- EXERCISE BRIEF: Reproduce the data exactly and drop any pictures it holds.
## START GIVEN DATA
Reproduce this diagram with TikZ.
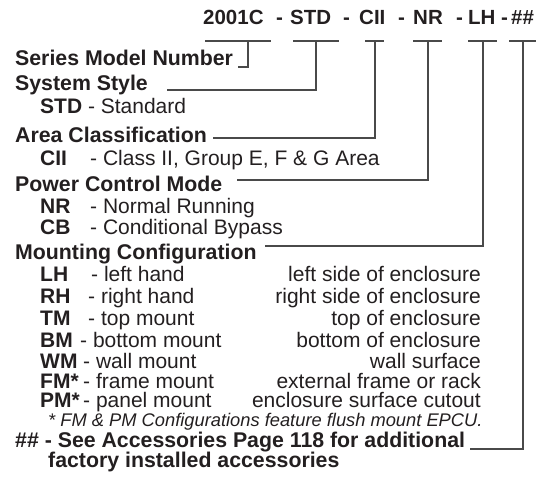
\documentclass[tikz,border=0pt]{standalone}
\usepackage{fontspec}
\setmainfont{Liberation Sans}
\definecolor{ink}{HTML}{231F20}
\definecolor{wire}{HTML}{4A4A4A}
\begin{document}
\begin{tikzpicture}[x=1pt,y=-1pt,
  txt/.style={inner sep=0pt, anchor=base west, text=ink},
  rtxt/.style={inner sep=0pt, anchor=base east, text=ink},
  hdr/.style={txt, font=\fontsize{20.5}{24}\selectfont\bfseries},
  head/.style={txt, font=\fontsize{21.3}{25}\selectfont\bfseries},
  body/.style={txt, font=\fontsize{21}{25}\selectfont},
  rbody/.style={rtxt, font=\fontsize{21}{25}\selectfont},
  code/.style={txt, font=\fontsize{21}{25}\selectfont\bfseries},
  note/.style={txt, font=\fontsize{18.3}{22}\selectfont\itshape},
  wirestyle/.style={draw=wire, line width=1.1pt}]
\useasboundingbox (0,0) rectangle (548,481);

% header
\node[hdr] (h1) at (203,25) {2001C};
\node[hdr] (d1) at (276,25) {-};
\node[hdr] (h2) at (290,25) {STD};
\node[hdr] (d2) at (343,25) {-};
\node[hdr] (h3) at (359,25) {CII};
\node[hdr] (d3) at (398,25) {-};
\node[hdr] (h4) at (413,25) {NR};
\node[hdr] (d4) at (456,25) {-};
\node[hdr] (h5) at (468,25) {LH};
\node[hdr] (d5) at (501,25) {-};
\node[hdr] (h6) at (511,25) {\#\#};

% underlines
\coordinate (u1l) at (205,41); \coordinate (u1r) at (271,41); \coordinate (u1) at (248,41);
\coordinate (u2l) at (293,41); \coordinate (u2r) at (339,41); \coordinate (u2) at (316,41);
\coordinate (u3l) at (365,41); \coordinate (u3r) at (384,41); \coordinate (u3) at (375,41);
\coordinate (u4l) at (413,41); \coordinate (u4r) at (442,41); \coordinate (u4) at (428,41);
\coordinate (u5l) at (468,41); \coordinate (u5r) at (497,41); \coordinate (u5) at (483,41);
\coordinate (u6l) at (509,41); \coordinate (u6r) at (536,41); \coordinate (u6) at (523,41);
\foreach \i in {1,...,6} {\draw[wirestyle] (u\i l) -- (u\i r);}

% headings and items
\node[head] (series) at (15,66) {Series Model Number};
\node[head] (system) at (15,91) {System Style};
\node[body] (std) at (40,114) {\textbf{STD} - Standard};
\node[head] (area) at (15,143) {Area Classification};
\node[code] (cii) at (40,165) {CII};
\node[body] (ciid) at (90,165) {- Class II, Group E, F \& G Area};
\node[head] (power) at (15,191) {Power Control Mode};
\node[code] (nr) at (40,213) {NR};
\node[body] (nrd) at (90,213) {- Normal Running};
\node[code] (cb) at (40,234) {CB};
\node[body] (cbd) at (90,234) {- Conditional Bypass};
\node[head] (mount) at (15,259) {Mounting Configuration};

\node[code] (lh) at (40,281) {LH};
\node[body] (lhd) at (91,281) {- left hand};
\node[rbody] (lhr) at (481,281) {left side of enclosure};
\node[code] (rh) at (40,303) {RH};
\node[body] (rhd) at (88,303) {- right hand};
\node[rbody] (rhr) at (481,303) {right side of enclosure};
\node[code] (tm) at (40,325) {TM};
\node[body] (tmd) at (88,325) {- top mount};
\node[rbody] (tmr) at (481,325) {top of enclosure};
\node[code] (bm) at (40,347) {BM};
\node[body] (bmd) at (80,347) {- bottom mount};
\node[rbody] (bmr) at (481,347) {bottom of enclosure};
\node[code] (wm) at (40,368) {WM};
\node[body] (wmd) at (83,368) {- wall mount};
\node[rbody] (wmr) at (481,368) {wall surface};
\node[code] (fm) at (40,388) {FM\makebox[5pt][l]{*}};
\node[body] (fmd) at (83,388) {- frame mount};
\node[rbody] (fmr) at (481,388) {external frame or rack};
\node[code] (pm) at (40,407) {PM\makebox[5pt][l]{*}};
\node[body] (pmd) at (83,407) {- panel mount};
\node[rbody] (pmr) at (481,407) {enclosure surface cutout};
\node[note] (foot) at (48,426) {* FM \& PM Configurations feature flush mount EPCU.};
\node[head] (acc) at (15,447) {\#\# - See Accessories Page 118 for additional};
\node[head] (acc2) at (48,467) {factory installed accessories};

% connector ends
\coordinate (e1) at (238,67);
\coordinate (e2) at (167,90);
\coordinate (e3) at (213,138);
\coordinate (e4) at (237,180);
\coordinate (e5) at (265,246);
\coordinate (e6) at (470,449);

\draw[wirestyle] (u1) |- (e1);
\draw[wirestyle] (u2) |- (e2);
\draw[wirestyle] (u3) |- (e3);
\draw[wirestyle] (u4) |- (e4);
\draw[wirestyle] (u5) |- (e5);
\draw[wirestyle] (u6) |- (e6);
\end{tikzpicture}
\end{document}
## END GIVEN DATA
- THE ANSWER:
Reproduce this diagram with TikZ.
\documentclass[tikz,border=0pt]{standalone}
\usepackage{fontspec}
\setmainfont{Liberation Sans}
\definecolor{ink}{HTML}{231F20}
\definecolor{wire}{HTML}{4A4A4A}
\begin{document}
\begin{tikzpicture}[x=1pt,y=-1pt,
  txt/.style={inner sep=0pt, anchor=base west, text=ink},
  rtxt/.style={inner sep=0pt, anchor=base east, text=ink},
  hdr/.style={txt, font=\fontsize{20.5}{24}\selectfont\bfseries},
  head/.style={txt, font=\fontsize{21.3}{25}\selectfont\bfseries},
  body/.style={txt, font=\fontsize{21}{25}\selectfont},
  rbody/.style={rtxt, font=\fontsize{21}{25}\selectfont},
  code/.style={txt, font=\fontsize{21}{25}\selectfont\bfseries},
  note/.style={txt, font=\fontsize{18.3}{22}\selectfont\itshape},
  wirestyle/.style={draw=wire, line width=1.1pt}]
\useasboundingbox (0,0) rectangle (548,481);

% header
\node[hdr] (h1) at (203,25) {2001C};
\node[hdr] (d1) at (276,25) {-};
\node[hdr] (h2) at (290,25) {STD};
\node[hdr] (d2) at (343,25) {-};
\node[hdr] (h3) at (359,25) {CII};
\node[hdr] (d3) at (398,25) {-};
\node[hdr] (h4) at (413,25) {NR};
\node[hdr] (d4) at (456,25) {-};
\node[hdr] (h5) at (468,25) {LH};
\node[hdr] (d5) at (501,25) {-};
\node[hdr] (h6) at (511,25) {\#\#};

% underlines
\coordinate (u1l) at (205,41); \coordinate (u1r) at (271,41); \coordinate (u1) at (248,41);
\coordinate (u2l) at (293,41); \coordinate (u2r) at (339,41); \coordinate (u2) at (316,41);
\coordinate (u3l) at (365,41); \coordinate (u3r) at (384,41); \coordinate (u3) at (375,41);
\coordinate (u4l) at (413,41); \coordinate (u4r) at (442,41); \coordinate (u4) at (428,41);
\coordinate (u5l) at (468,41); \coordinate (u5r) at (497,41); \coordinate (u5) at (483,41);
\coordinate (u6l) at (509,41); \coordinate (u6r) at (536,41); \coordinate (u6) at (523,41);
\foreach \i in {1,...,6} {\draw[wirestyle] (u\i l) -- (u\i r);}

% headings and items
\node[head] (series) at (15,66) {Series Model Number};
\node[head] (system) at (15,91) {System Style};
\node[body] (std) at (40,114) {\textbf{STD} - Standard};
\node[head] (area) at (15,143) {Area Classification};
\node[code] (cii) at (40,165) {CII};
\node[body] (ciid) at (90,165) {- Class II, Group E, F \& G Area};
\node[head] (power) at (15,191) {Power Control Mode};
\node[code] (nr) at (40,213) {NR};
\node[body] (nrd) at (90,213) {- Normal Running};
\node[code] (cb) at (40,234) {CB};
\node[body] (cbd) at (90,234) {- Conditional Bypass};
\node[head] (mount) at (15,259) {Mounting Configuration};

\node[code] (lh) at (40,281) {LH};
\node[body] (lhd) at (91,281) {- left hand};
\node[rbody] (lhr) at (481,281) {left side of enclosure};
\node[code] (rh) at (40,303) {RH};
\node[body] (rhd) at (88,303) {- right hand};
\node[rbody] (rhr) at (481,303) {right side of enclosure};
\node[code] (tm) at (40,325) {TM};
\node[body] (tmd) at (88,325) {- top mount};
\node[rbody] (tmr) at (481,325) {top of enclosure};
\node[code] (bm) at (40,347) {BM};
\node[body] (bmd) at (80,347) {- bottom mount};
\node[rbody] (bmr) at (481,347) {bottom of enclosure};
\node[code] (wm) at (40,368) {WM};
\node[body] (wmd) at (83,368) {- wall mount};
\node[rbody] (wmr) at (481,368) {wall surface};
\node[code] (fm) at (40,388) {FM\makebox[5pt][l]{*}};
\node[body] (fmd) at (83,388) {- frame mount};
\node[rbody] (fmr) at (481,388) {external frame or rack};
\node[code] (pm) at (40,407) {PM\makebox[5pt][l]{*}};
\node[body] (pmd) at (83,407) {- panel mount};
\node[rbody] (pmr) at (481,407) {enclosure surface cutout};
\node[note] (foot) at (48,426) {* FM \& PM Configurations feature flush mount EPCU.};
\node[head] (acc) at (15,447) {\#\# - See Accessories Page 118 for additional};
\node[head] (acc2) at (48,467) {factory installed accessories};

% connector ends
\coordinate (e1) at (238,67);
\coordinate (e2) at (167,90);
\coordinate (e3) at (213,138);
\coordinate (e4) at (237,180);
\coordinate (e5) at (265,246);
\coordinate (e6) at (470,449);

\draw[wirestyle] (u1) |- (e1);
\draw[wirestyle] (u2) |- (e2);
\draw[wirestyle] (u3) |- (e3);
\draw[wirestyle] (u4) |- (e4);
\draw[wirestyle] (u5) |- (e5);
\draw[wirestyle] (u6) |- (e6);
\end{tikzpicture}
\end{document}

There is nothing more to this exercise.